PGA Western Graingrowers chairman Leon Bradley said provisions of the agreement could be critical to the future of Australia's wheat industry as it struggled to restructure after the Cole oil-for-food (OFF) inquiry.
"Grains Council of Australia (GCA) should be aware of this agreement, which could prove a serious impediment to achieving independence for AWBI," Mr Bradley said.
But the GCA was unable to respond to inquiries from Farm Weekly before it went to press.
Mr Bradley said AWBI director Chris Moffet had said AWBI would not be liable for any of the expected $16 million legal costs from the Cole inquiry, but this claim had not been endorsed by AWBI chairman Ian Donges.
"This confirms our concerns over the existence of an AWBI and AWBL agreement and the degree of protection it offers AWBL," Mr Bradley said.
"We contend that WA director Chris Moffet, GCA and its WA affiliate WA Farmers, as well as the remaining directors of both AWBI and AWBL, have an obligation to wheat growers to disclose the terms of this arrangement."
AWB media adviser Christian Sealey said an agreement did exist between the two companies, but it did not specifically indemnify parent body AWBL for any costs stemming from the separation of its subsidiary AWBI.
Mr Sealey said that if the two companies separated the agreement allowed the AWBL and AWBI boards to negotiate the costs to AWBL from not being able to provide services to AWBI.
The agreement did not specify any amount to be paid," Mr Sealey said.
Mr Bradley also said the resignations of AWB executives Jim Cooper and Richard Fuller on April 12, in the wake of managing director Andrew Lindberg's departure, foreshadowed an increasing accountability test for all AWB directors and staff.
"We note that the AWB staff spokesman, who for the past six years has been responsible for issuing all of the media denials of AWB involvement in the OFF scandal, is still defending AWB's infamous role as executives depart and the legal challenges roll in," Mr Bradley said.

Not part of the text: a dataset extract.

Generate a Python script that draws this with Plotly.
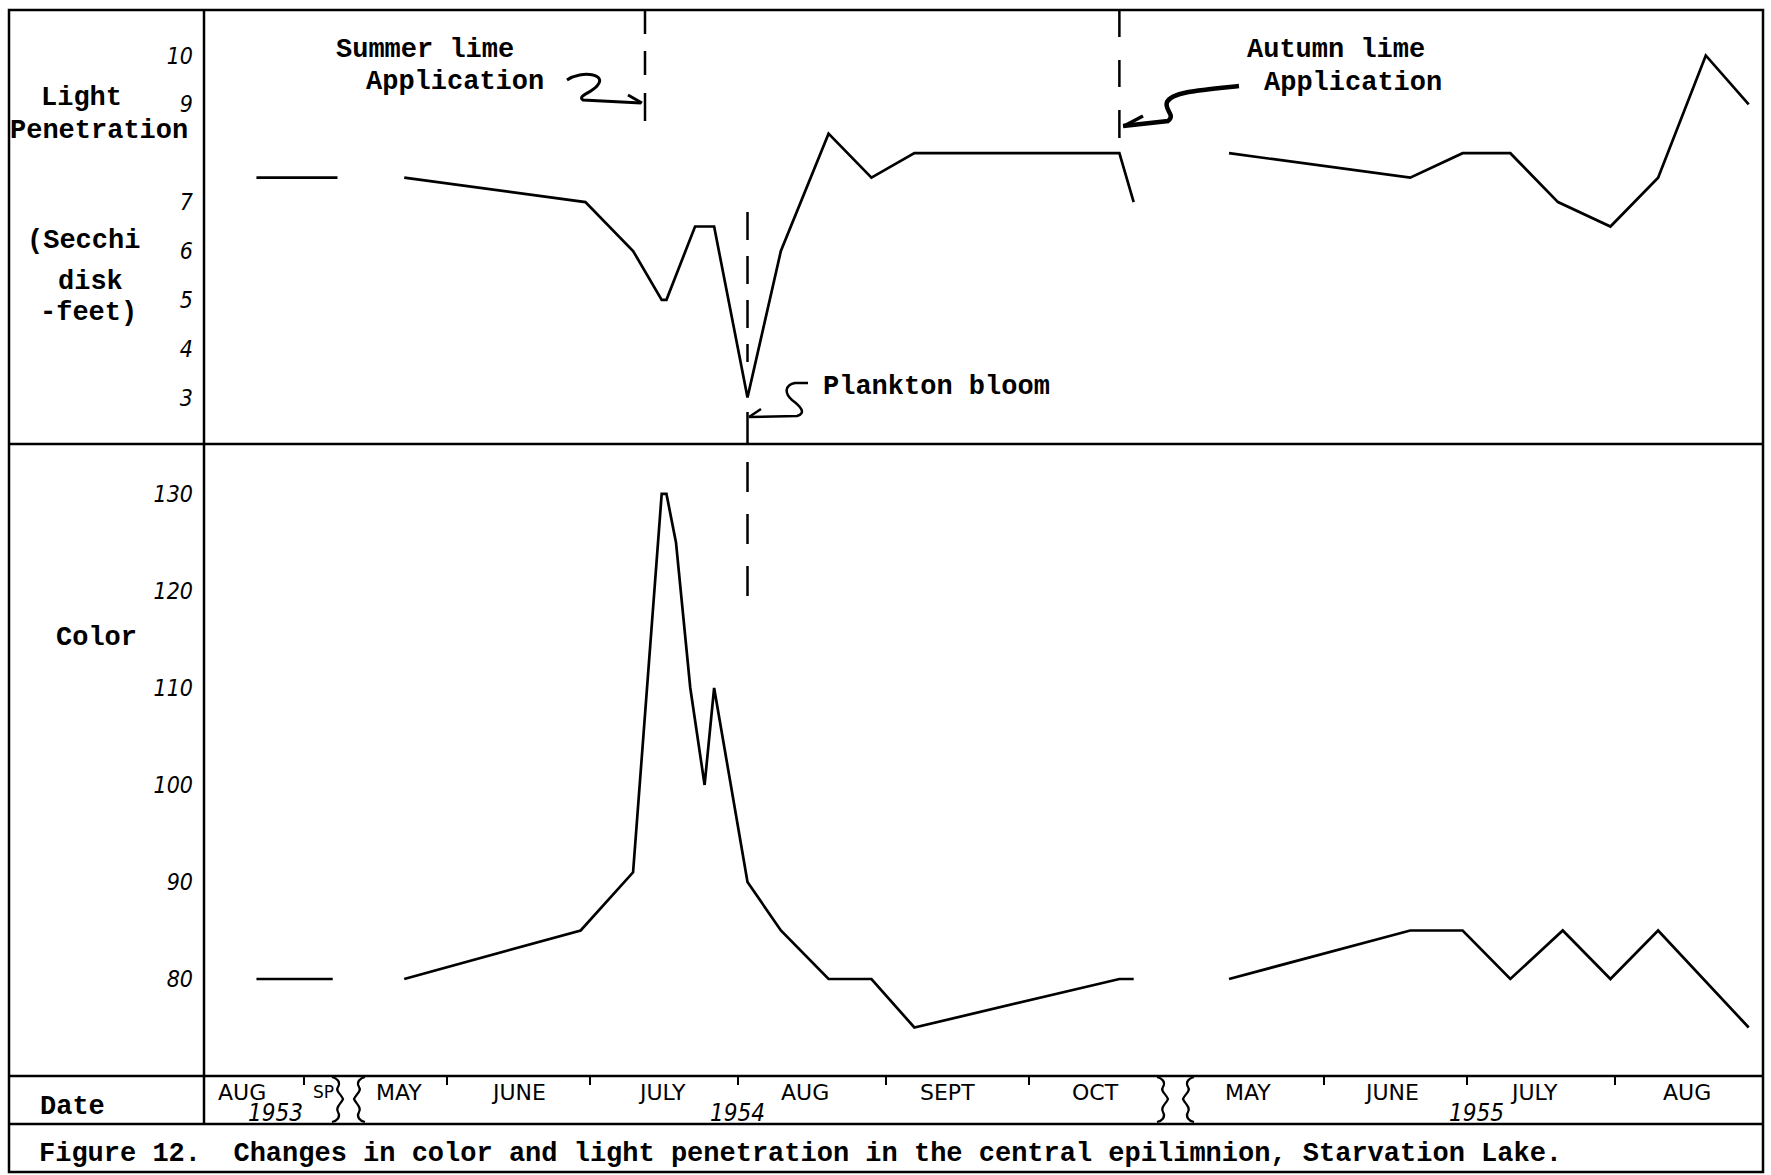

Mr Bradley was referring to AWB spokesman Peter McBride, who said he was angry at such an accusation and denied having any knowledge of AWB's payment of kickbacks to Iraq until the Cole inquiry.
Meanwhile, Mr Bradley said the matter of AWBL's legal liability had intensified this week with a major US bank suing AWB's US subsidiary for $48m over its ties with Indonesian importers.
He said the US Standard Chartered Bank was accusing AWB of involvement in non-transparent financial deals with defaulting Indonesian importers that caused the bank substantial losses.
Mr Bradley said the action related to six contracts for soybeans signed by AWB USA with three Indonesian importers in 2003-04 and that the case was due to be heard in the US in July.
"AWB has already cut its profit guidance for 2005-06 partly because of an estimated $16m cost for the Cole inquiry, and we have yet to measure the cost of losing wheat sales to Iraq and other customers," he said.
"The cost of further legal actions such as the Indonesian default and possible action by Iraq to recover the $300m AWB paid to Alia would be well beyond the resources of Australian wheat growers."